Fifteen youth with a passion for sustainable development joined Peace Boat’s 94th Global Voyage for Peace and Sustainability between Panama and El Salvador. They were part of a special study program which provided an opportunity for young people to learn about and contribute to the fulfilment of the United Nations’ 17 Sustainable Development Goals (SDGs). These goals include, among others, ending poverty, reducing inequalities and protecting the environment. Peace Boat holds Special Consultative Status with the Economic and Social Council of the United Nations, and is committed to raising awareness of the SDGs as its Global Voyages visit around 80 countries per year.

The group takes a boat trip during their visit to the Embera Quera indigenous community in Panama.


While in Panama, the group visited the UN’s Development Program regional office in Panama City to learn about how the SDGs are being implemented in Latin America. They also spent a day exchanging with refugee youth to learn about the socio-political situation in the country and youth empowerment. In addition, the group experienced an overnight homestay with the Embera Quera indigenous people of Panama, during which cultural identity was explored. This visit was Milka Rodriguez’s favourite part of the programme as she enjoyed dancing with people from the indigenous community and said the children were so welcoming. “It was eye-opening, they were very worldly, they are participants of civil society and made the decision to preserve their culture and traditions,” she added.

Javier Larios from Mexico speaks about SDG13 – Climate Action, and how small actions can lead to big changes such as using his bike as his main mode of transport.

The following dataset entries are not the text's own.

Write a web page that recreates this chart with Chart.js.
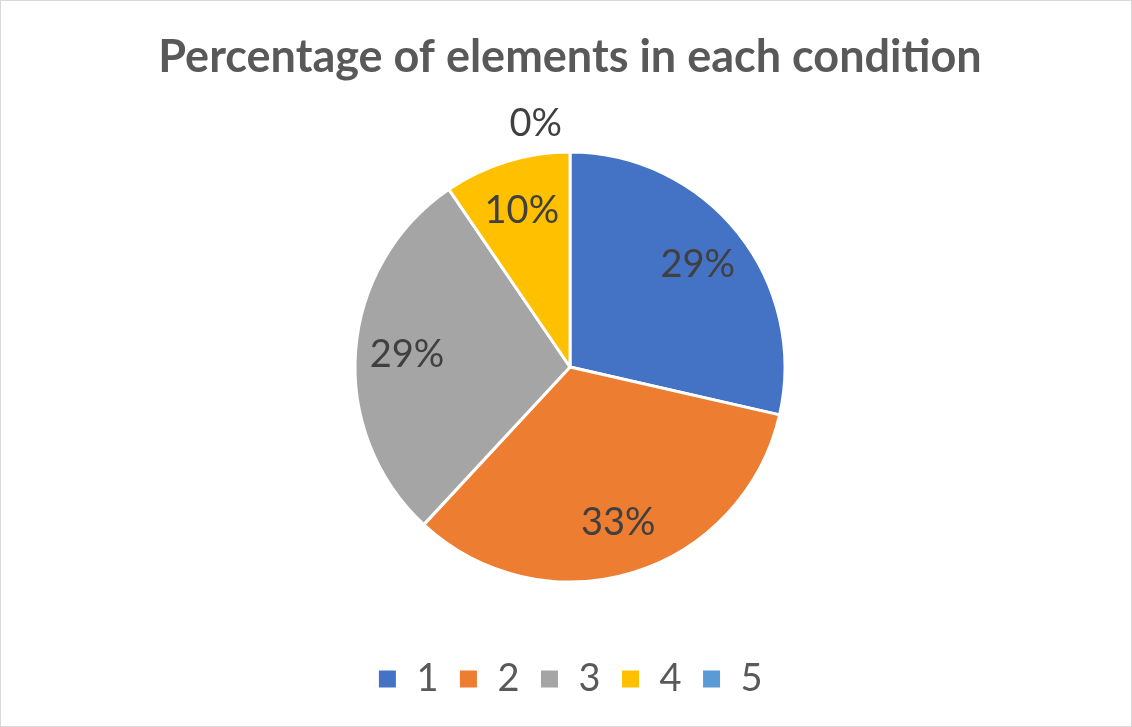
<!DOCTYPE html>
<html>
<head>
<meta charset="utf-8">
<script src="https://cdn.jsdelivr.net/npm/chart.js@4.4.0/dist/chart.umd.min.js"></script>
<style>
  html, body { margin: 0; padding: 0; background: #fff; }
  #wrap { width: 1132px; height: 727px; }
</style>
</head>
<body>
<div id="wrap"><canvas id="mycanvas" width="1132" height="727"></canvas></div>
<script>
var chartTitle = 'Percentage of elements in each condition';
var conditions = ['1', '2', '3', '4', '5'];
var counts = [6, 7, 6, 2, 0];
var sliceColors = ['#4472C4', '#ED7D31', '#A5A5A5', '#FFC000', '#5B9BD5'];

// white background + thin frame like the excel chart area
var frame = {
    id: 'frame',
    beforeDraw: function(chart) {
        var c = chart.ctx;
        c.save();
        c.fillStyle = '#ffffff';
        c.fillRect(0, 0, chart.width, chart.height);
        c.strokeStyle = '#d9d9d9';
        c.lineWidth = 1;
        c.strokeRect(0.5, 0.5, chart.width - 1, chart.height - 1);
        c.restore();
    }
};

// percentage labels inside the slices
var pctLabels = {
    id: 'pctLabels',
    afterDatasetsDraw: function(chart) {
        var c = chart.ctx;
        var meta = chart.getDatasetMeta(0);
        var data = chart.data.datasets[0].data;
        var total = data.reduce(function(a, b) { return a + b; }, 0);
        c.save();
        c.font = '38px Lato';
        c.fillStyle = '#404040';
        c.textBaseline = 'middle';
        meta.data.forEach(function(arc, i) {
            var p = arc.getProps(['x', 'y', 'startAngle', 'endAngle', 'outerRadius'], true);
            var mid = (p.startAngle + p.endAngle) / 2;
            var txt = Math.round(data[i] / total * 100) + '%';
            if (data[i] === 0) {
                var r0 = p.outerRadius + 28;
                c.textAlign = 'right';
                c.fillText(txt, p.x + Math.cos(mid) * r0 - 8, p.y + Math.sin(mid) * r0);
            } else {
                var r = p.outerRadius * 0.76;
                c.textAlign = 'center';
                c.fillText(txt, p.x + Math.cos(mid) * r, p.y + Math.sin(mid) * r);
            }
        });
        c.restore();
    }
};

var ctx = document.getElementById('mycanvas');

var pieChart = new Chart(ctx, {
    type: 'pie',
    data: {
        labels: conditions,
        datasets: [{
            data: counts,
            backgroundColor: sliceColors,
            borderColor: '#ffffff',
            borderWidth: 3,
            radius: 215
        }]
    },
    options: {
        responsive: false,
        animation: false,
        layout: { padding: { left: 8, right: 0, top: 0, bottom: 19 } },
        plugins: {
            title: {
                display: true,
                text: chartTitle,
                color: '#595959',
                font: { family: 'Lato', size: 45, weight: 'bold' },
                padding: { top: 30, bottom: 10 }
            },
            legend: {
                position: 'bottom',
                labels: {
                    color: '#595959',
                    font: { family: 'Lato', size: 38 },
                    boxWidth: 20,
                    boxHeight: 20,
                    padding: 20
                }
            },
            tooltip: { enabled: false }
        }
    },
    plugins: [frame, pctLabels]
});
</script>
</body>
</html>
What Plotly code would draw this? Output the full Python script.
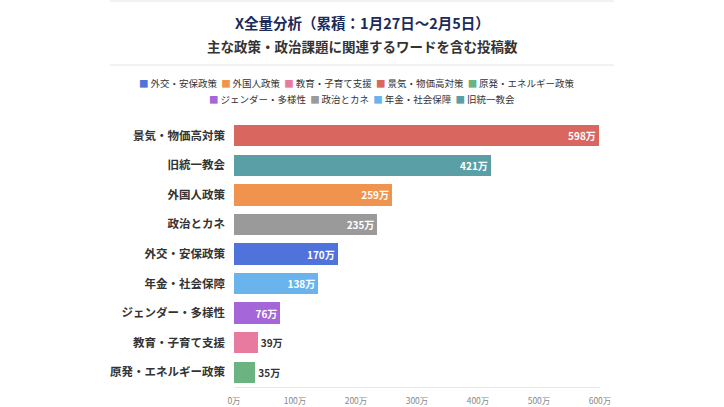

In Nicaragua, the group experienced sustainable tourism at work as tourists were offered tours by local people on tricycles; and as the ship sailed towards El Salvador the youth held an event onboard in which they shared with Peace Boat participants which SDG was most important to them. Talia Bank, a high school student from New York City, spoke on SDG1 – No Poverty, and her participation in a volunteer programme that supports low-income families across the United States by providing donated goods such as diapers and clothing, as well as emotional support to single parents.

A panel of representatives from the Ministry of Foreign Affairs in El Salvador and USAM and Don Bosco universities answer questions from the audience during the Peace Forum onboard.

In El Salvador, the youth witnessed a special programme focusing on restoring the Nawat language of the Pipil indigenous community by teaching it to young children. While the ship was docked in Acajutla, El Salvador, a Peace Forum was also held onboard focusing on SDG16 -Peace, Justice and Strong Institutions. At the event, representatives from the Ministry of Foreign Affairs shared how the government is working to implement the SDGs. Staff from two El Salvadorian universities also explained how their educational institutions are working towards the Global Goals such as the USAN University health programme which sees student doctors go to rural communities to teach them about nutrition.

The youth present stationery supplies to the grandmothers of the Pipil indigenous community in El Salvador, who are teaching the young children the Nawat language.

Mina Karimi enjoyed the unique experience of taking part in the SDG programme, commenting “You don’t usually have the chance to visit indigenous communities or meet refugees. This programme has opened my eyes to the problems of a country, and how we as youth can contribute to the change. The first step is awareness, then take action. For example, find a local NGO to support – it’s very easy to contribute to your local community.”